YARGITAY KARARI
DAİRE : 23. Hukuk Dairesi
ESAS NO : 2013/7647
KARAR NO : 2014/1084
KARAR TARİHİ : 17.02.2014
MAHKEMESİ : Ankara 22. Asliye Hukuk Mahkemesi
TARİHİ : 14/03/2013
NUMARASI : 2012/666-2013/130
Taraflar arasında görülen alacak davası sonucunda verilen hükmün bozulmasına ilişkin Dairemizin 03.07.2013 tarih ve 2013/4105 Esas, 2013/4642 Karar sayılı ilamının karar düzeltme yoluyla incelenmesi asıl ve birleşen davada davacı vekili tarafından istenilmekle, dosya incelendi, gereği görüşüldü.
– KARAR –
Davacı vekili asıl ve birleşen davada, müvekkili ile arsa maliki davalılar arasında 16.12.2004 tarihli arsa payı karşılığı inşaat sözleşmesinin imzalandığını, davalıların arsayı geç teslim ettiklerini, bunun sonrasında müvekkilinin proje ve diğer işlere başladığını, bu safhada davalılar tarafından işe başlanmadığı iddiasıyla 19.11.2005 tarihinde fesih ihbarında bulunduğunu ileri sürerek, müvekkilinin sözleşme kapsamında kendisine verilecek dairelerin satışı nedeniyle elde edeceği kâr ve imalat bedelinin tahsilini talep ve dava etmiştir.

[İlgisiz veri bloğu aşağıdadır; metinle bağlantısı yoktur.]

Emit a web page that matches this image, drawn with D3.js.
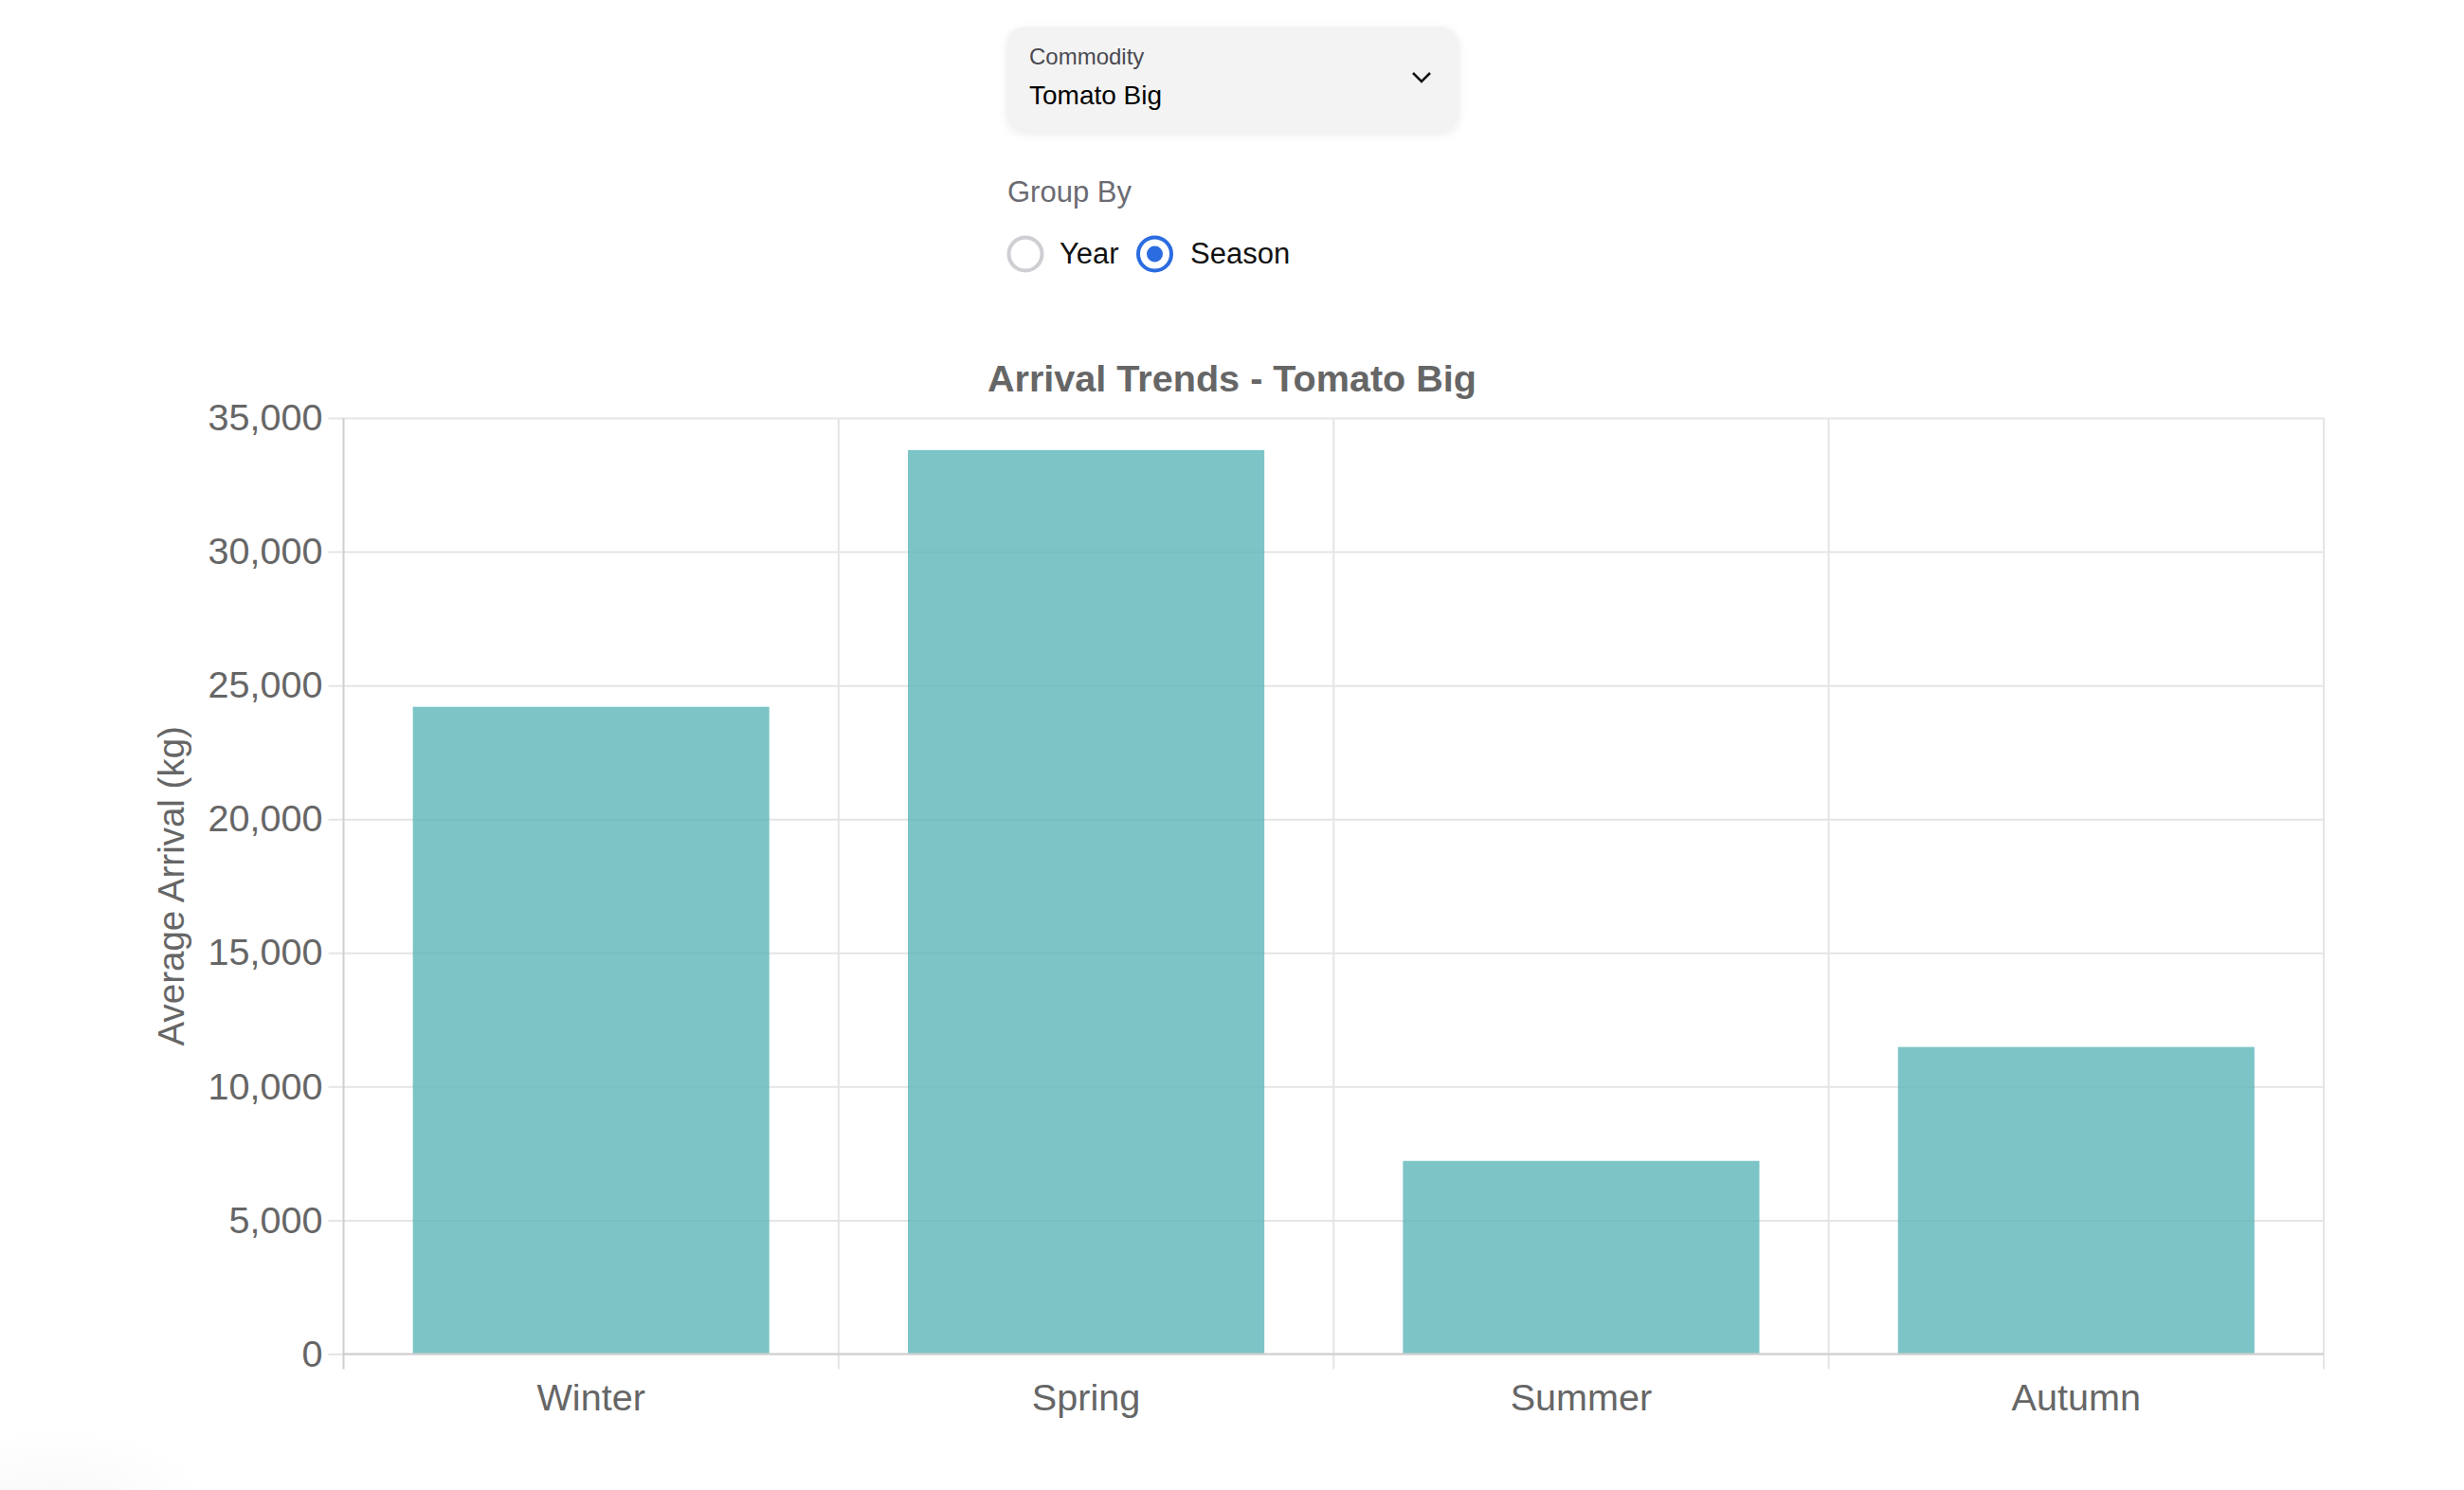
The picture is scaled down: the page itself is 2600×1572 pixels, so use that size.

Davalılar vekili asıl davada, davacının işe başlamadığını, sözleşmenin haklı olarak feshedildiğini, birleşen davada ise, fesih ihbarının tebliğ tarihi itibariyle alacağın beş yıllık zamanaşımına uğradığını ve hesaplamanın hatalı olduğunu savunarak, heriki davanın reddine karar verilmesini istemiştir.
Mahkemece, asıl davada, davalıların sözleşmeyi haksız olarak feshettikleri, birleşen davada ise zamanaşımının gerçekleşmediği gerekçesiyle, 15.605,50 ve 20.000,00 TL tazminatın tahsiline dair verilen karar, taraf vekillerinin birleşen davaya ilişkin temyiz itirazları sonucu Dairemizin 2012/1941 Esas, 2012/3869 Karar sayılı ilamıyla, BK’nun 128. maddesi gereğince zamanaşımının muacceliyet tarihinden itibaren başlayacağı, somut olayda alacağın, 19.11.2005 tarihinde muaccel olduğu, BK’nun 126/4. maddesi gereğince beş yıllık zamanaşımı süresinin birleşen dava tarihi itibariyle dolduğu, davanın kısmen kabulüne karar verilmiş olmasına rağmen, mahkemece davacının yargılama aşamasında yatırmış olduğu ıslah harcının karar yerinde dikkate alınmamasının doğru olmadığı belirtilerek bozulmuş; bozma ilamına uyularak yapılan yargılama sonucunda, bozma kapsamı dışında kalan hususların kesinleştiği, birleşen dava dosyasındaki talebin zamanaşımına uğradığı gerekçesiyle, birleşen davanın zamanaşımı nedeniyle reddine, asıl dava ise bozma kapsamı dışında bırakılmakla kesinleşmiş olduğundan yeniden hüküm kurulmasına yer olmadığına dair verilen karar, Dairemizin 03.07.2013 tarih ve 2013/4105 Esas, 2013/4642 Karar sayılı ilamı ile bozulmuştur.
Bu kez, asıl ve birleşen davada davacı vekili karar düzeltme isteminde bulunmuştur.
Dosyadaki yazılara, mahkeme kararında belirtilip Yargıtay ilamında benimsenen gerektirici sebeplere göre, HUMK’nın 440. maddesinde sayılan hallerden hiçbirisine uymayan karar düzeltme isteminin reddi gerekmiştir.
SONUÇ: Yukarıda açıklanan nedenlerle, asıl ve birleşen davada davacı vekilinin karar düzeltme isteminin REDDİNE, 54,35 TL harç ve takdiren 226,00 TL para cezasının karar düzeltme isteyenden alınarak Hazine’ye gelir kaydedilmesine, 17.02.2014 tarihinde oybirliğiyle karar verildi.